Senator Ralph Hise, ( District 47 -Madison, McDowell, Mitchell, Polk, Rutherford, Yancey) has introduced Joint Resolution 507:
... under the authority of Article V of the Constitution of the United States,
the North Carolina General Assembly has applied to the United States Congress to call a
convention of the states to amend the United States Constitution and adopt a countermand
amendment to authorize the states, upon a vote of three-fifths of the state legislatures, to nullify
and repeal a federal statute, executive order, judicial decision, regulatory decision by a federal
government agency, or government mandate imposed on the states by law that adversely affects
the interests of the states, in order to properly exercise the states' constitutional authority to
check federal power, preserve state sovereignty, and protect the rights of the states and the
That's right. Nullification refuses to die. And indeed, has grown to include allowing a call for a Constitutional Convention at any time to micromanage the nation's affairs just as NCGA likes to micromanage the business of North Carolina's municipalities and counties. Can you imagine a call to a constitutional convention every time a state takes a dislike to a judicial decision, or a new rule by the FAA or FTC, or an executive order? How could Wall Street function if every rule governing financial transactions was challenged and taken to a 50-state convention? What if fracking or off-shore drilling was put on hold until a states' convention could be held to challenge the environmental regulations imposed upon such drilling? The business of the nation would grind to a halt.

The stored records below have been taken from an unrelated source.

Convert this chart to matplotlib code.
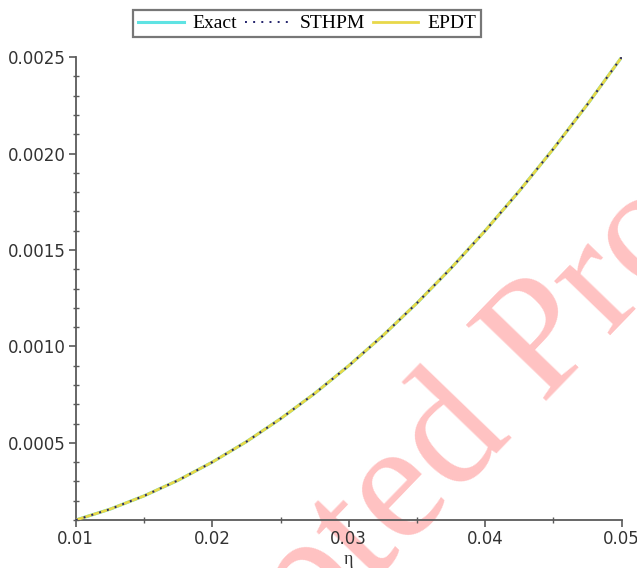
import matplotlib
matplotlib.use("Agg")
import matplotlib.pyplot as plt
from matplotlib.ticker import MultipleLocator, FixedLocator

# ---- data ----
eta = [0.0100, 0.0125, 0.0150, 0.0175, 0.0200, 0.0225, 0.0250, 0.0275, 0.0300,
       0.0325, 0.0350, 0.0375, 0.0400, 0.0425, 0.0450, 0.0475, 0.0500]
exact = [0.000100, 0.000156, 0.000225, 0.000306, 0.000400, 0.000506, 0.000625,
         0.000756, 0.000900, 0.001056, 0.001225, 0.001406, 0.001600, 0.001806,
         0.002025, 0.002256, 0.002500]
sthpm = [0.000100, 0.000156, 0.000225, 0.000306, 0.000400, 0.000506, 0.000625,
         0.000756, 0.000900, 0.001056, 0.001225, 0.001406, 0.001600, 0.001806,
         0.002025, 0.002256, 0.002500]
epdt = [0.000100, 0.000156, 0.000225, 0.000306, 0.000400, 0.000506, 0.000625,
        0.000756, 0.000900, 0.001056, 0.001225, 0.001406, 0.001600, 0.001806,
        0.002025, 0.002256, 0.002500]
series_labels = ["Exact", "STHPM", "EPDT"]
x_ticks = [0.01, 0.02, 0.03, 0.04, 0.05]
x_ticklabels = ["0.01", "0.02", "0.03", "0.04", "0.05"]
y_ticks = [0.0005, 0.0010, 0.0015, 0.0020, 0.0025]
y_ticklabels = ["0.0005", "0.0010", "0.0015", "0.0020", "0.0025"]

fig = plt.figure(figsize=(6.37, 5.68), dpi=100)
fig.patch.set_facecolor("white")

# watermark behind the axes
fig.text(0.108, -0.577, "Accepted Proof", rotation=46, rotation_mode="anchor",
         ha="left", va="baseline", fontsize=122, color="#ffc2c2",
         family="Liberation Serif", zorder=-1)

ax = fig.add_axes([0.119, 0.0845, 0.857, 0.815])
ax.patch.set_visible(False)

l1, = ax.plot(eta, exact, color="#5fe3e3", lw=2.2, label=series_labels[0], zorder=2)
l3, = ax.plot(eta, epdt, color="#e8d84a", lw=2.0, label=series_labels[2], zorder=3)
l2, = ax.plot(eta, sthpm, color="#22226b", lw=1.4, ls=(0, (1, 3.2)),
              label=series_labels[1], zorder=4)

ax.set_xlim(0.01, 0.05)
ax.set_ylim(0.0001, 0.0025)

for s in ["top", "right"]:
    ax.spines[s].set_visible(False)
for s in ["left", "bottom"]:
    ax.spines[s].set_color("#5a5a5a")
    ax.spines[s].set_linewidth(1.3)

ax.xaxis.set_major_locator(FixedLocator(x_ticks))
ax.set_xticklabels(x_ticklabels)
ax.xaxis.set_minor_locator(MultipleLocator(0.005))
ax.yaxis.set_major_locator(FixedLocator(y_ticks))
ax.set_yticklabels(y_ticklabels)
ax.yaxis.set_minor_locator(MultipleLocator(0.0001))

ax.tick_params(which="major", direction="out", length=5, width=1.2,
               color="#5a5a5a", labelsize=12, labelcolor="#333333", pad=2)
ax.tick_params(which="minor", direction="inout", length=4, width=1.0,
               color="#5a5a5a")

ax.set_xlabel("η", family="Liberation Serif", fontsize=13, color="#333333",
              labelpad=2)

leg = fig.legend(handles=[l1, l2, l3], labels=series_labels, ncol=3,
                 loc="center", bbox_to_anchor=(0.482, 0.9586),
                 prop={"family": "Liberation Serif", "size": 14},
                 frameon=True, fancybox=False, edgecolor="#555555",
                 handlelength=2.35, handletextpad=0.45, columnspacing=0.4,
                 borderpad=0.25, borderaxespad=0)
leg.get_frame().set_linewidth(1.6)

fig.savefig("out.png", dpi=100, facecolor="white")
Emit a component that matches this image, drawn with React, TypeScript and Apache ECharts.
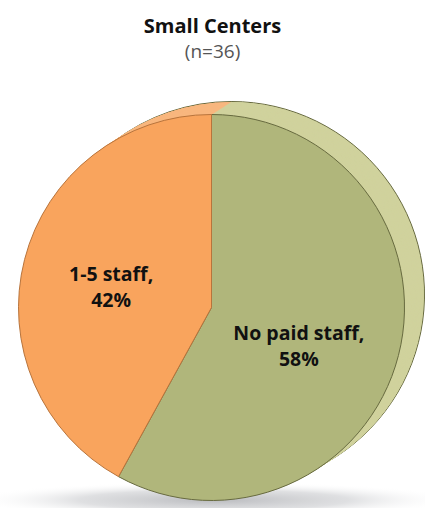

It strikes me that this is akin to adding another layer of government. The US Congress could enact a law. Even as that law was being challenged in the courts, 3/5s of the state legislatures could call up a convention to 'deform' that law. The states could wind up paying both for a legal challenge to a federal law and footing the bill of their delegates to a nation-wide states' convention at the same time. (If the convention was held in Florida in January, I may apply to be a delegate!)
I will yield to a Constitutional expert to tell us if Section 5 of the North Carolina Constitution pre-empts the passage of Sen Hise's resolution.
Sec. 5. Allegiance to the United States.
Every citizen of this State owes paramount allegiance to the Constitution and government of the United States, and no law or ordinance of the State in contravention or subversion thereof can have any binding force.
This is another version of Republican actions to continually change the rules until they get what they want.